What the task asks |
Read the listing and extract each line that includes the word "with".

Recorded information |
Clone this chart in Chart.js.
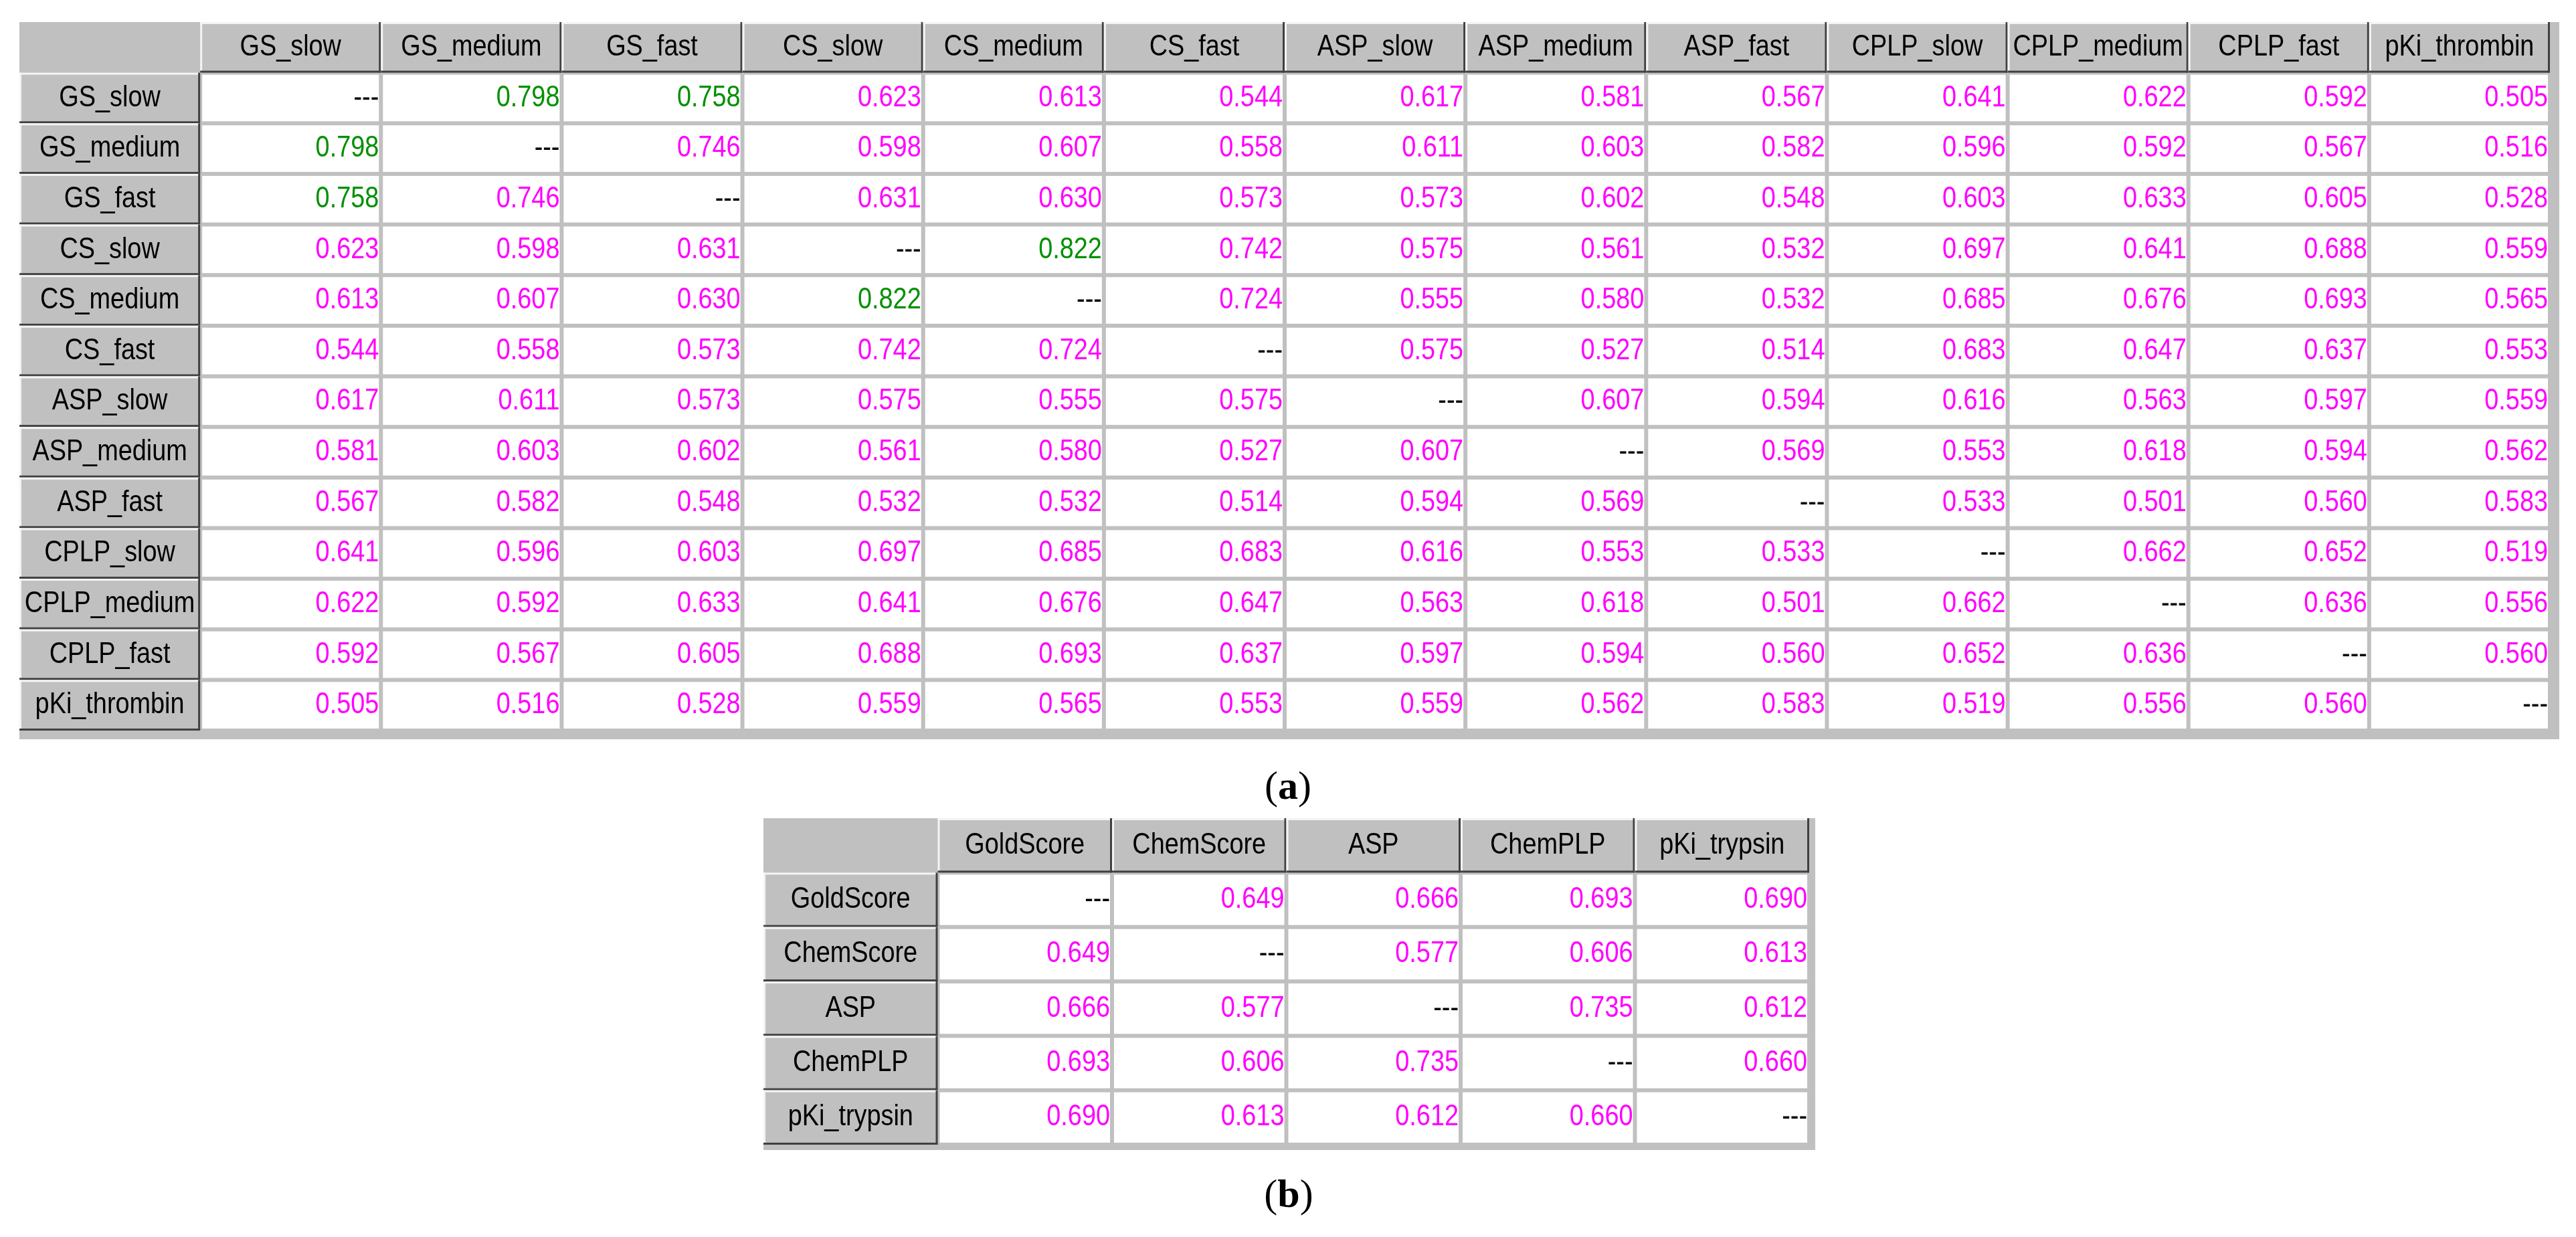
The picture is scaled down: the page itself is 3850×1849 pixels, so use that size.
<!DOCTYPE html>
<html>
<head>
<meta charset="utf-8">
<script src="https://cdn.jsdelivr.net/npm/chart.js@4"></script>
<style>
  body { margin: 0; background: #fff; width: 3850px; height: 1849px; position: relative; overflow: hidden; }
  canvas { position: absolute; }
  .cap { position: absolute; font-family: "Liberation Serif", serif; font-size: 60px; transform: translateX(-50%); }
</style>
</head>
<body>
<canvas id="tableA" width="3796" height="1072" style="left:29px;top:33px"></canvas>
<canvas id="tableB" width="1572" height="496" style="left:1141px;top:1223px"></canvas>
<div class="cap" style="left:1925px;top:1140px">(<b>a</b>)</div>
<div class="cap" style="left:1926px;top:1750px">(<b>b</b>)</div>
<script>
// table (a): thrombin
const labelsA = ['GS_slow', 'GS_medium', 'GS_fast', 'CS_slow', 'CS_medium', 'CS_fast', 'ASP_slow',
                 'ASP_medium', 'ASP_fast', 'CPLP_slow', 'CPLP_medium', 'CPLP_fast', 'pKi_thrombin'];
const valuesA = [
  [null, 0.798, 0.758, 0.623, 0.613, 0.544, 0.617, 0.581, 0.567, 0.641, 0.622, 0.592, 0.505],
  [0.798, null, 0.746, 0.598, 0.607, 0.558, 0.611, 0.603, 0.582, 0.596, 0.592, 0.567, 0.516],
  [0.758, 0.746, null, 0.631, 0.630, 0.573, 0.573, 0.602, 0.548, 0.603, 0.633, 0.605, 0.528],
  [0.623, 0.598, 0.631, null, 0.822, 0.742, 0.575, 0.561, 0.532, 0.697, 0.641, 0.688, 0.559],
  [0.613, 0.607, 0.630, 0.822, null, 0.724, 0.555, 0.580, 0.532, 0.685, 0.676, 0.693, 0.565],
  [0.544, 0.558, 0.573, 0.742, 0.724, null, 0.575, 0.527, 0.514, 0.683, 0.647, 0.637, 0.553],
  [0.617, 0.611, 0.573, 0.575, 0.555, 0.575, null, 0.607, 0.594, 0.616, 0.563, 0.597, 0.559],
  [0.581, 0.603, 0.602, 0.561, 0.580, 0.527, 0.607, null, 0.569, 0.553, 0.618, 0.594, 0.562],
  [0.567, 0.582, 0.548, 0.532, 0.532, 0.514, 0.594, 0.569, null, 0.533, 0.501, 0.560, 0.583],
  [0.641, 0.596, 0.603, 0.697, 0.685, 0.683, 0.616, 0.553, 0.533, null, 0.662, 0.652, 0.519],
  [0.622, 0.592, 0.633, 0.641, 0.676, 0.647, 0.563, 0.618, 0.501, 0.662, null, 0.636, 0.556],
  [0.592, 0.567, 0.605, 0.688, 0.693, 0.637, 0.597, 0.594, 0.560, 0.652, 0.636, null, 0.560],
  [0.505, 0.516, 0.528, 0.559, 0.565, 0.553, 0.559, 0.562, 0.583, 0.519, 0.556, 0.560, null]
];

// table (b): trypsin
const labelsB = ['GoldScore', 'ChemScore', 'ASP', 'ChemPLP', 'pKi_trypsin'];
const valuesB = [
  [null, 0.649, 0.666, 0.693, 0.690],
  [0.649, null, 0.577, 0.606, 0.613],
  [0.666, 0.577, null, 0.735, 0.612],
  [0.693, 0.606, 0.735, null, 0.660],
  [0.690, 0.613, 0.612, 0.660, null]
];

const highCut = 0.75;

function drawText(ctx, txt, x, y, align, color) {
  ctx.save();
  ctx.translate(x, y);
  ctx.scale(0.86, 1);
  ctx.fillStyle = color;
  ctx.textAlign = align;
  ctx.textBaseline = 'middle';
  ctx.font = '44px "Liberation Sans", Arial, sans-serif';
  ctx.fillText(txt, 0, 0);
  ctx.restore();
}

function headerCell(ctx, l, t, w, h) {
  ctx.fillStyle = '#c0c0c0';
  ctx.fillRect(l, t, w, h);
  ctx.fillStyle = '#f4f4f4';
  ctx.fillRect(l, t, w, 3);
  ctx.fillRect(l, t, 3, h);
  ctx.fillStyle = '#404040';
  ctx.fillRect(l, t + h - 3, w, 3);
  ctx.fillRect(l + w - 3, t, 3, h);
}

const gridPlugin = {
  id: 'grid',
  beforeDraw(chart) {
    const ctx = chart.ctx;
    const names = chart.options.plugins.grid.names;
    const vals = chart.options.plugins.grid.values;
    const xs = chart.scales.x, ys = chart.scales.y, area = chart.chartArea;
    const n = names.length + 1;
    const cw = area.width / n, ch = area.height / n;
    // outer gray frame
    ctx.fillStyle = '#c0c0c0';
    ctx.fillRect(0, 0, chart.width, chart.height);
    ctx.fillStyle = '#c0c0c0';
    ctx.fillRect(area.left, area.top, cw, ch);
    for (let i = 0; i < n; i++) {
      for (let j = 0; j < n; j++) {
        if (i === 0 && j === 0) continue;
        const cx = xs.getPixelForValue(j), cy = ys.getPixelForValue(i);
        const l = cx - cw / 2, t = cy - ch / 2;
        if (i === 0 || j === 0) {
          headerCell(ctx, l, t, cw, ch);
          drawText(ctx, names[(i === 0 ? j : i) - 1], cx, cy, 'center', '#000');
        } else {
          ctx.fillStyle = '#fff';
          ctx.fillRect(l + 3, t + 3, cw - 6, ch - 6);
          const v = vals[i - 1][j - 1];
          if (v === null) {
            drawText(ctx, '---', l + cw - 3, cy, 'right', '#000');
          } else {
            drawText(ctx, v.toFixed(3), l + cw - 3, cy, 'right', v >= highCut ? '#009000' : '#ff00ff');
          }
        }
      }
    }
  }
};

function makeTable(id, names, values, pad) {
  const idx = [''].concat(names);
  new Chart(document.getElementById(id), {
    type: 'scatter',
    data: { datasets: [{ data: [], pointRadius: 0 }] },
    options: {
      responsive: false,
      devicePixelRatio: 1,
      animation: false,
      layout: { padding: pad },
      scales: {
        x: { type: 'category', labels: idx, offset: true, display: false },
        y: { type: 'category', labels: idx, offset: true, display: false }
      },
      plugins: {
        legend: { display: false },
        tooltip: { enabled: false },
        grid: { names: names, values: values }
      }
    },
    plugins: [gridPlugin]
  });
}

makeTable('tableA', labelsA, valuesA, { left: 0, top: 0, right: 14, bottom: 13 });
makeTable('tableB', labelsB, valuesB, { left: 0, top: 0, right: 9, bottom: 8 });
</script>
</body>
</html>
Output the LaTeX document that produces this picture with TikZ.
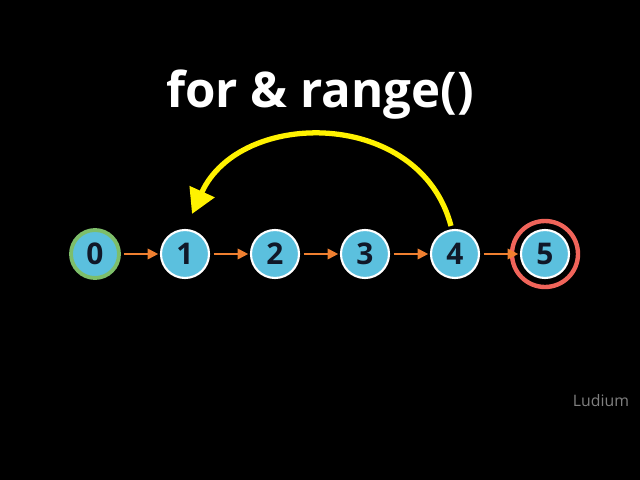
\documentclass[tikz,border=0pt]{standalone}
\usepackage{fontspec}
\setmainfont{Open Sans}
\usetikzlibrary{arrows.meta,positioning}
\definecolor{nodeblue}{HTML}{5BC0DE}
\definecolor{startgreen}{HTML}{7DBE6A}
\definecolor{stopred}{HTML}{F0645A}
\definecolor{stepor}{HTML}{F08030}
\definecolor{digit}{HTML}{101828}
\tikzset{
  step node/.style={circle,fill=nodeblue,draw=white,line width=1.2pt,minimum size=0.96cm,inner sep=0pt,text=digit,font=\bfseries\fontsize{17}{20}\selectfont},
  next arrow/.style={draw=stepor,line width=1pt,-{Triangle[length=6pt,width=6pt]},shorten >=1pt,shorten <=2pt}
}
\begin{document}
\begin{tikzpicture}[x=0.02cm,y=-0.02cm]
  \fill[black] (0,0) rectangle (640,480);
  \useasboundingbox (0,0) rectangle (640,480);

  \node[font=\bfseries\fontsize{28}{32}\selectfont,text=white] (title) at (320,95) {for \& range()};

  \node[step node,draw=startgreen,line width=2.2pt] (n0) at (95,254) {0};
  \foreach \i/\x in {1/185,2/275,3/365,4/455,5/545}
    \node[step node] (n\i) at (\x,254) {\i};
  \draw[stopred,line width=2.5pt] (n5) circle (33);

  \foreach \a/\b in {0/1,1/2,2/3,3/4,4/5}
    \draw[next arrow] (n\a) -- (n\b);

  % loop back
  \coordinate (loopend) at (192,214);
  \draw[yellow,line width=3pt,-{Triangle[length=14pt,width=15pt]}]
    (n4.north) ++(-4,-3) .. controls (420,108) and (240,108) .. (loopend);

  \node[text=gray,font=\small] (brand) at (601,401) {Ludium};
\end{tikzpicture}
\end{document}
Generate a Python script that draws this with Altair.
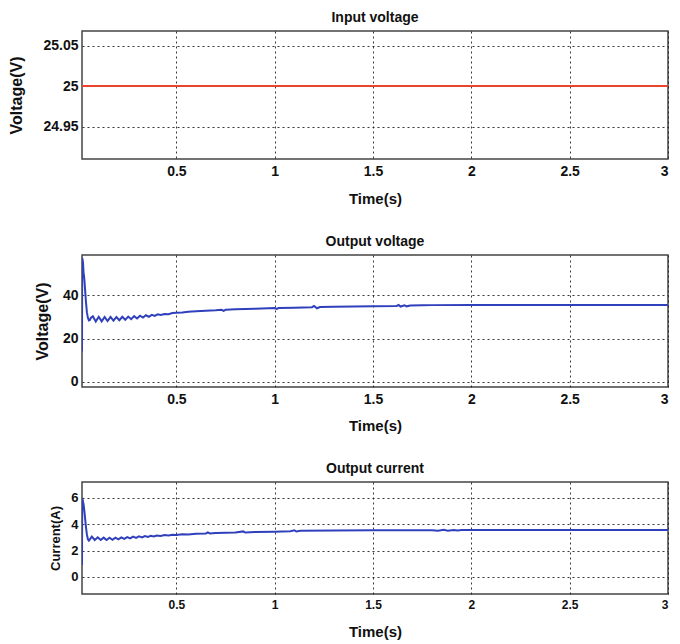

Finished exercise |
Output the LaTeX document that produces this picture with TikZ.
Generate a Python script that draws this with Altair.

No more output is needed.